Oct. 4, 1964 - If the New York Giants are dead, the Giants are not about to admit it. They did not kick the locker room door down after today’s 26-3 licking by the Lions in Detroit, nor did they throw helmets against the wall or cuss up a storm. (Pictured below, New York’s Bookie Bolan battles Detroit’s Alex Karras.) No one had to tell them that their NFL record now reads 1-3, and their chances of winning a fourth straight Eastern Division championship are virtually nil.

Joe Morrison dressed quietly, as did the rest. “Sure we feel the pressure,” Morrison admitted. “It’s there. But we know we’re coming. You can see things coming with each game — our defensive play last week, our running game today. We’re a good team.”

A few cages away, Frank Gifford was dressing. Like Morrison, he is a quiet man who has been around. “We’ve got 10 more shots at it,” Gifford said, referring to the remaining number of games. “It won’t be easy, but then it never is.”

The Giants think they are the Yankees of football, and they remind you that the Yankees were written off not many weeks ago, too. But the Yankees kicked doors, Mickey Mantle kicked water coolers, and Phil Linz played a harmonica. Perhaps that is what the Giants need right now — someone to incite them, burn them out of their complacency.

If coach Allie Sherman thinks his team is lousy, he usually says so. He didn’t think so today. He saw good, most of it spelled Ernie (Big Wheel) Wheelwright, who carried seven times for 45 yards and provided Y.A. Tittle with the kind of pass protection that should have made Y.A. better than he was.

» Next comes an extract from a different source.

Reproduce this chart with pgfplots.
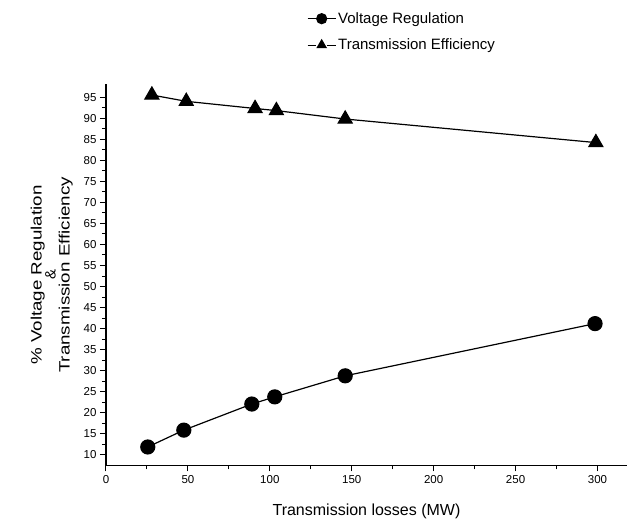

“But,” Sherman said, “you can’t give away 16 points and not pay the price.”

The 16 giveaway points were the game’s first — a touchdown on a fake field goal; a 60-yard punt return for a touchdown by Tom Watkins, who slid out of the buttery hands of at least seven Giants and then faked Don Chandler out of his punting shoes; and a safety out of a field goal attempt. On the latter, rookie Clarence Childs fumbled Wayne Walker’s placement at the one, picked it up, and stumbled into the end zone thinking he had a touchback. He didn’t.

The fake field goal didn’t just happen; it was planned. Detroit coach George Wilson said he had “planned to use it the first time we had a field goal opportunity.” But what burned Sherman was that he warned his players to expect just that.

“At our meeting yesterday, our players were told to watch for it,” Allie said. “We know Wilson likes to pull those things from time to time, and we wanted to be ready. And we still got caught.”

Tittle had the best protection he’s had this year and no excuses for a mediocre 11-for-24 record and three interceptions. Y.A. was just another quarterback today. With the exception of the second half against Washington, that’s all he’s been this season.

Someone ought to start playing a harmonica.